_STATED PROBLEM_
Reproduce all of the material exactly as shown.

_DATASET SECTION_
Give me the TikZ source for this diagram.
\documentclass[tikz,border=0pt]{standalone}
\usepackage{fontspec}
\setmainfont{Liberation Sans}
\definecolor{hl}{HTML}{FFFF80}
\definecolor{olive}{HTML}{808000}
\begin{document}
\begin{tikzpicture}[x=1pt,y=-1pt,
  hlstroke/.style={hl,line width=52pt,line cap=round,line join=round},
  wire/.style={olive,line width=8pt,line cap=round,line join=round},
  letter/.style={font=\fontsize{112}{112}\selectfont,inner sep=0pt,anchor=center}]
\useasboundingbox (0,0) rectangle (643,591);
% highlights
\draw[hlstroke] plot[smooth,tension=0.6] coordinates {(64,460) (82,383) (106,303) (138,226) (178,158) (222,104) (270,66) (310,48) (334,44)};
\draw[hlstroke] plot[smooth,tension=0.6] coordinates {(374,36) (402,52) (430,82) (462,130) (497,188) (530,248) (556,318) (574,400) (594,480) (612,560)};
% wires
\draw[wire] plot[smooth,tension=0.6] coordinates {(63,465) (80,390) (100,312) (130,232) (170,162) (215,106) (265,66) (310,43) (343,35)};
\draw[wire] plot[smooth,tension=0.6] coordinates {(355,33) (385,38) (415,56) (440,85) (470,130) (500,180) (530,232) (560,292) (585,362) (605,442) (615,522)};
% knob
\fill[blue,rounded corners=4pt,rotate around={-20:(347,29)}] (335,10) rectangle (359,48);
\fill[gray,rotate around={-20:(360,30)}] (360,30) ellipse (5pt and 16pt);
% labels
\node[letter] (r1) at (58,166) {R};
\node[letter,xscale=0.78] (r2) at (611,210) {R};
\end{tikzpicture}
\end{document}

_OUTPUT FOR THIS EXERCISE_
Give me the TikZ source for this diagram.
\documentclass[tikz,border=0pt]{standalone}
\usepackage{fontspec}
\setmainfont{Liberation Sans}
\definecolor{hl}{HTML}{FFFF80}
\definecolor{olive}{HTML}{808000}
\begin{document}
\begin{tikzpicture}[x=1pt,y=-1pt,
  hlstroke/.style={hl,line width=52pt,line cap=round,line join=round},
  wire/.style={olive,line width=8pt,line cap=round,line join=round},
  letter/.style={font=\fontsize{112}{112}\selectfont,inner sep=0pt,anchor=center}]
\useasboundingbox (0,0) rectangle (643,591);
% highlights
\draw[hlstroke] plot[smooth,tension=0.6] coordinates {(64,460) (82,383) (106,303) (138,226) (178,158) (222,104) (270,66) (310,48) (334,44)};
\draw[hlstroke] plot[smooth,tension=0.6] coordinates {(374,36) (402,52) (430,82) (462,130) (497,188) (530,248) (556,318) (574,400) (594,480) (612,560)};
% wires
\draw[wire] plot[smooth,tension=0.6] coordinates {(63,465) (80,390) (100,312) (130,232) (170,162) (215,106) (265,66) (310,43) (343,35)};
\draw[wire] plot[smooth,tension=0.6] coordinates {(355,33) (385,38) (415,56) (440,85) (470,130) (500,180) (530,232) (560,292) (585,362) (605,442) (615,522)};
% knob
\fill[blue,rounded corners=4pt,rotate around={-20:(347,29)}] (335,10) rectangle (359,48);
\fill[gray,rotate around={-20:(360,30)}] (360,30) ellipse (5pt and 16pt);
% labels
\node[letter] (r1) at (58,166) {R};
\node[letter,xscale=0.78] (r2) at (611,210) {R};
\end{tikzpicture}
\end{document}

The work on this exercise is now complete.